Domain and Range Analysis — Free Game

Domain and Range Analysis

When working with functions, it is crucial to know what values can go into the function and what values can come out. These sets of values are called the domain and range.

Domain: The set of all possible input values ( $x$ -values) for which the function is defined.
Range: The set of all possible output values ( $y$ -values) the function can produce.

We typically express these sets using interval notation, where brackets [ ] mean a value is included, and parentheses ( ) mean a value is excluded (or used for infinity).

Finding Domain from an Equation

When looking at an algebraic equation, the domain is usually all real numbers, $(-\infty, \infty)$ , unless there are specific mathematical restrictions. The two most common restrictions you will encounter are:

Division by zero: The denominator of a fraction cannot be zero.
Square roots of negative numbers: The expression inside an even root (like a square root) must be greater than or equal to zero.

Example:

Find the domain of $f(x) = \frac{\sqrt{x - 2}}{x - 5}$ .

Step 1: Check the square root.

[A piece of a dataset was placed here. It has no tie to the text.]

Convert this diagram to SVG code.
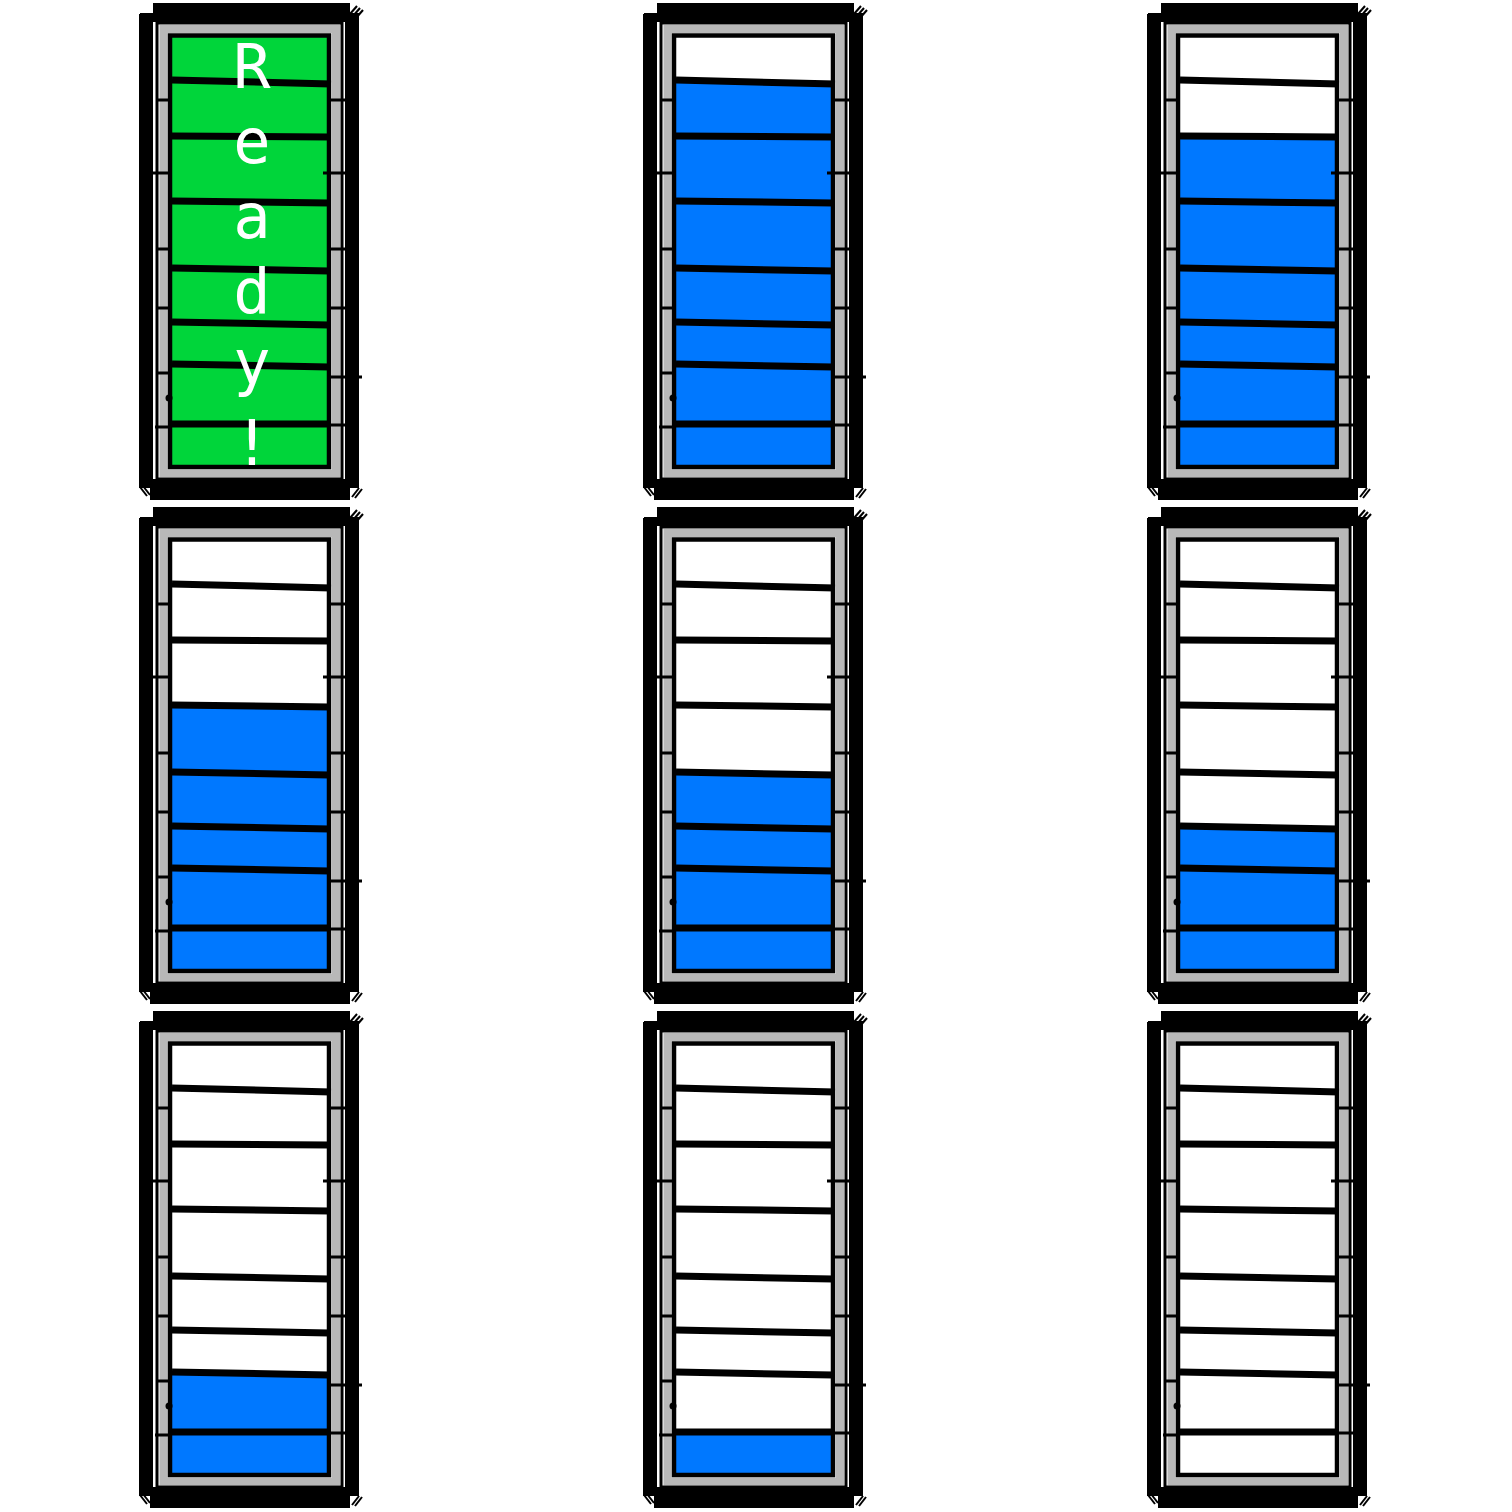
<svg xmlns="http://www.w3.org/2000/svg" xmlns:xlink="http://www.w3.org/1999/xlink" width="1512" height="1512" viewBox="0 0 1512 1512">
<style>
.blue{fill:#0078ff}
.green{fill:#00d53a}
.sep{stroke:#000;stroke-width:7;fill:none}
.heavy{fill:#000}
.thin{stroke:#000;stroke-width:3;fill:none}
.band{stroke:#b8b8b8;stroke-width:8;fill:none}
.inner{stroke:#000;stroke-width:4.5;fill:none}
.tick{stroke:#000;stroke-width:3}
.hatch{stroke:#000;stroke-width:2}
.label{font-family:"DejaVu Sans Mono","Liberation Mono",monospace;font-size:62px;fill:#fff;text-anchor:middle}
</style>
<defs>
<g id="frame">
  <rect class="heavy" x="153" y="3" width="197" height="12"/>
  <rect class="heavy" x="140" y="13" width="219" height="9"/>
  <rect class="heavy" x="139" y="14" width="14" height="474"/>
  <rect class="heavy" x="345" y="14" width="14" height="474"/>
  <rect class="heavy" x="141" y="479" width="217" height="9"/>
  <rect class="heavy" x="150" y="486" width="200" height="14"/>
  <rect class="band" x="163.5" y="29" width="172.5" height="444.5"/>
  <rect class="thin" x="157" y="23" width="185" height="456"/>
  <rect class="inner" x="170" y="35.5" width="159" height="431.5"/>
  <line class="sep" x1="172" y1="80" x2="331" y2="84"/>
  <line class="sep" x1="172" y1="136" x2="329" y2="137"/>
  <line class="sep" x1="172" y1="201" x2="329" y2="203"/>
  <line class="sep" x1="172" y1="268" x2="329" y2="271"/>
  <line class="sep" x1="172" y1="322" x2="329" y2="325"/>
  <line class="sep" x1="172" y1="364" x2="329" y2="367"/>
  <line class="sep" x1="172" y1="424" x2="331" y2="424"/>
  <line class="tick" x1="158" y1="100" x2="172" y2="100"/>
  <line class="tick" x1="152" y1="173" x2="172" y2="173"/>
  <line class="tick" x1="158" y1="249" x2="172" y2="249"/>
  <line class="tick" x1="158" y1="308" x2="172" y2="308"/>
  <line class="tick" x1="158" y1="373" x2="172" y2="373"/>
  <line class="tick" x1="155" y1="427" x2="172" y2="427"/>
  <circle cx="169" cy="398" r="3.5" fill="#000"/>
  <line class="tick" x1="328" y1="100" x2="346" y2="100"/>
  <line class="tick" x1="323" y1="173" x2="346" y2="173"/>
  <line class="tick" x1="328" y1="249" x2="346" y2="249"/>
  <line class="tick" x1="328" y1="308" x2="346" y2="308"/>
  <line class="tick" x1="328" y1="377" x2="362" y2="377"/>
  <line class="tick" x1="328" y1="425" x2="346" y2="425"/>
  <line class="hatch" x1="350" y1="14" x2="357" y2="6"/>
  <line class="hatch" x1="353" y1="16" x2="360" y2="8"/>
  <line class="hatch" x1="356" y1="18" x2="363" y2="10"/>
  <line class="hatch" x1="140" y1="487" x2="147" y2="496"/>
  <line class="hatch" x1="143" y1="486" x2="150" y2="495"/>
  <line class="hatch" x1="352" y1="497" x2="359" y2="488"/>
  <line class="hatch" x1="355" y1="498" x2="362" y2="489"/>
</g>
</defs>
<rect width="1512" height="1512" fill="#fff"/>
<g id="cell-r0c0" transform="translate(0,0)">
  <rect class="green" x="172" y="37" width="156" height="429"/>
  <use xlink:href="#frame" href="#frame"/>
  <text class="label" x="252" y="88">R</text>
  <text class="label" x="252" y="163">e</text>
  <text class="label" x="252" y="238">a</text>
  <text class="label" x="252" y="313">d</text>
  <text class="label" x="252" y="384">y</text>
  <text class="label" x="252" y="465">!</text>
</g>
<g id="cell-r0c1" transform="translate(504,0)">
  <rect class="blue" x="172" y="82" width="156" height="384"/>
  <use xlink:href="#frame" href="#frame"/>
</g>
<g id="cell-r0c2" transform="translate(1008,0)">
  <rect class="blue" x="172" y="137" width="156" height="329"/>
  <use xlink:href="#frame" href="#frame"/>
</g>
<g id="cell-r1c0" transform="translate(0,504)">
  <rect class="blue" x="172" y="202" width="156" height="264"/>
  <use xlink:href="#frame" href="#frame"/>
</g>
<g id="cell-r1c1" transform="translate(504,504)">
  <rect class="blue" x="172" y="270" width="156" height="196"/>
  <use xlink:href="#frame" href="#frame"/>
</g>
<g id="cell-r1c2" transform="translate(1008,504)">
  <rect class="blue" x="172" y="323" width="156" height="143"/>
  <use xlink:href="#frame" href="#frame"/>
</g>
<g id="cell-r2c0" transform="translate(0,1008)">
  <rect class="blue" x="172" y="365" width="156" height="101"/>
  <use xlink:href="#frame" href="#frame"/>
</g>
<g id="cell-r2c1" transform="translate(504,1008)">
  <rect class="blue" x="172" y="424" width="156" height="42"/>
  <use xlink:href="#frame" href="#frame"/>
</g>
<g id="cell-r2c2" transform="translate(1008,1008)">
  <use xlink:href="#frame" href="#frame"/>
</g>
<g id="connectors"/>
</svg>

The expression under the radical must be non-negative: $x - 2 \ge 0 \implies x \ge 2$

Step 2: Check the denominator. The denominator cannot be zero: $x - 5 \neq 0 \implies x \neq 5$

Step 3: Combine and write in interval notation. The $x$ -values must be at least $2$ , but cannot equal $5$ . In interval notation, the domain is: $[2, 5) \cup (5, \infty)$

Domain and Range from a Graph

Graphs provide a visual way to determine both domain and range:

Domain: Scan the graph horizontally from left to right to see all the $x$ -values the graph covers.
Range: Scan the graph vertically from bottom to top to see all the $y$ -values.

Example:

Imagine a graph of a parabola that opens upwards, with its lowest point (vertex) at $(1, -3)$ .

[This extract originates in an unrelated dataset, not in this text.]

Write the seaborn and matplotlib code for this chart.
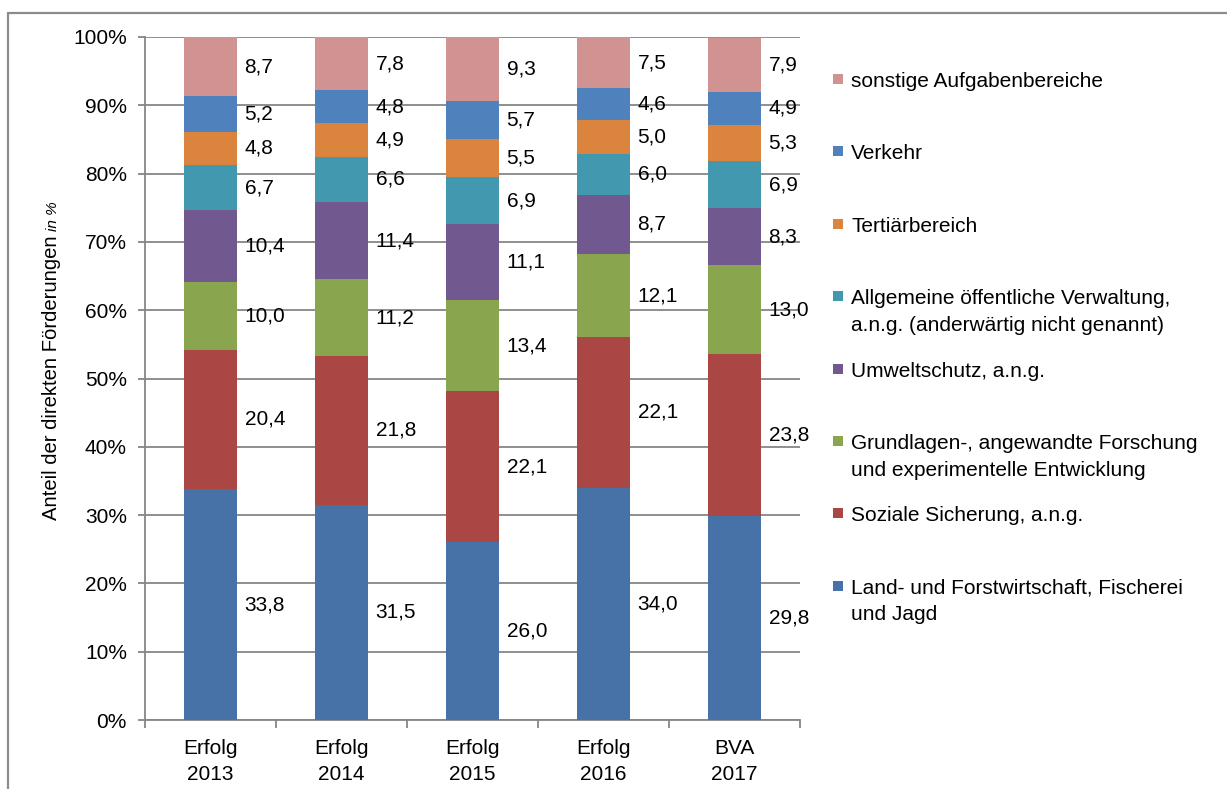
import matplotlib
matplotlib.use("Agg")
import matplotlib.pyplot as plt
from matplotlib.patches import Rectangle
from matplotlib.ticker import FixedLocator, PercentFormatter
import numpy as np
import pandas as pd
import seaborn as sns

# ---- data -----------------------------------------------------------------
categories = ["Erfolg\n2013", "Erfolg\n2014", "Erfolg\n2015", "Erfolg\n2016", "BVA\n2017"]

land = [33.8, 31.5, 26.0, 34.0, 29.8]
sozial = [20.4, 21.8, 22.1, 22.1, 23.8]
forschung = [10.0, 11.2, 13.4, 12.1, 13.0]
umwelt = [10.4, 11.4, 11.1, 8.7, 8.3]
verwaltung = [6.7, 6.6, 6.9, 6.0, 6.9]
tertiaer = [4.8, 4.9, 5.5, 5.0, 5.3]
verkehr = [5.2, 4.8, 5.7, 4.6, 4.9]
sonstige = [8.7, 7.8, 9.3, 7.5, 7.9]

series_names = [
    "Land- und Forstwirtschaft, Fischerei\nund Jagd",
    "Soziale Sicherung, a.n.g.",
    "Grundlagen-, angewandte Forschung\nund experimentelle Entwicklung",
    "Umweltschutz, a.n.g.",
    "Allgemeine öffentliche Verwaltung,\na.n.g. (anderwärtig nicht genannt)",
    "Tertiärbereich",
    "Verkehr",
    "sonstige Aufgabenbereiche",
]
series_values = [land, sozial, forschung, umwelt, verwaltung, tertiaer, verkehr, sonstige]
series_colors = ["#4672A8", "#AA4643", "#89A54E", "#71588F",
                 "#4198AF", "#DB843D", "#4F81BD", "#D19392"]

# ---- figure ---------------------------------------------------------------
W, H = 1227, 789
sns.set_theme(style="white")
plt.rcParams["font.family"] = ["Liberation Sans", "DejaVu Sans"]

fig = plt.figure(figsize=(W / 100, H / 100), dpi=100)
ax = fig.add_axes([145 / W, 1 - 720 / H, (800 - 145) / W, (720 - 37) / H])

FS = 15
GRID = "#868686"

# stacked bars: draw cumulative totals from the top layer down
data = pd.DataFrame(np.array(series_values).T, columns=series_names)
data["Kategorie"] = categories
cum = data[series_names].cumsum(axis=1)
for name, color in reversed(list(zip(series_names, series_colors))):
    sns.barplot(x=data["Kategorie"], y=cum[name], color=color, width=0.4,
                saturation=1, linewidth=0, ax=ax, zorder=3)

# value labels to the right of each segment
for i in range(len(categories)):
    bottom = 0.0
    for vals in series_values:
        v = vals[i]
        ax.text(i + 0.26, bottom + v / 2, f"{v:.1f}".replace(".", ","),
                ha="left", va="center", fontsize=FS, color="black", zorder=4)
        bottom += v

# axes styling
ax.set_ylim(0, 100)
ax.set_xlim(-0.5, len(categories) - 0.5)
ax.yaxis.set_major_locator(FixedLocator(np.arange(0, 101, 10)))
ax.yaxis.set_major_formatter(PercentFormatter(decimals=0))
ax.grid(axis="y", color=GRID, linewidth=1.3, zorder=0)
ax.set_axisbelow(True)
for side in ["top", "right"]:
    ax.spines[side].set_visible(False)
for side in ["left", "bottom"]:
    ax.spines[side].set_color(GRID)
    ax.spines[side].set_linewidth(1.3)
ax.set_xlabel("")
ax.set_ylabel("")
ax.tick_params(axis="y", which="major", length=5, width=1.3, color=GRID,
               labelsize=FS, labelcolor="black", pad=8, left=True)
ax.tick_params(axis="x", which="major", length=0, labelsize=FS,
               labelcolor="black", pad=14)
ax.set_xticks(np.arange(-0.5, len(categories), 1.0), minor=True)
ax.tick_params(axis="x", which="minor", length=6, width=1.3, color=GRID,
               bottom=True)
for lbl in ax.get_xticklabels():
    lbl.set_linespacing(1.45)

# y-axis title with smaller italic unit
x_base = 57 / W
y_mid = 1 - 378 / H
main = fig.text(x_base, y_mid, "Anteil der direkten Förderungen", rotation=90,
                rotation_mode="anchor", ha="center", va="baseline",
                fontsize=14.6, color="black")
fig.canvas.draw()
bb = main.get_window_extent(fig.canvas.get_renderer())
fig.text(x_base, (bb.y1 + 5) / H, "in %", rotation=90, rotation_mode="anchor",
         ha="left", va="baseline", fontsize=11, style="italic", color="black")

# legend, entries listed from top layer to bottom layer
leg_x_box = 833 / W
leg_x_txt = 851 / W
for k, (name, color) in enumerate(reversed(list(zip(series_names, series_colors)))):
    yc = 79 + k * 72.4
    fig.add_artist(Rectangle((leg_x_box, 1 - (yc + 5) / H), 10 / W, 10 / H,
                             transform=fig.transFigure, facecolor=color,
                             edgecolor="none"))
    fig.text(leg_x_txt, 1 - (yc - 7) / H, name, ha="left", va="top",
             fontsize=FS, color="black", linespacing=1.5)

# outer frame
fig.add_artist(Rectangle((8 / W, -0.2), 1.5, 1.2 - 13 / H,
                         transform=fig.transFigure, fill=False,
                         edgecolor="#8C8C8C", linewidth=1.6, clip_on=False))

fig.savefig("out.png", dpi=100)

Domain: The arrows point outward to the left and right infinitely. The domain is $(-\infty, \infty)$ .
Range: The lowest $y$ -value is $-3$ (which is included), and the graph goes up infinitely. The range is $[-3, \infty)$ .

Real-World Contexts

In word problems, the domain and range are often restricted by physical reality and logic. For example, if a function calculates the height of a thrown ball over time $t$ , the domain (time) cannot be negative ( $t \ge 0$ ), and the range (height) cannot drop below ground level ( $y \ge 0$ ). Always check if your mathematical answers make sense in the context of the real world!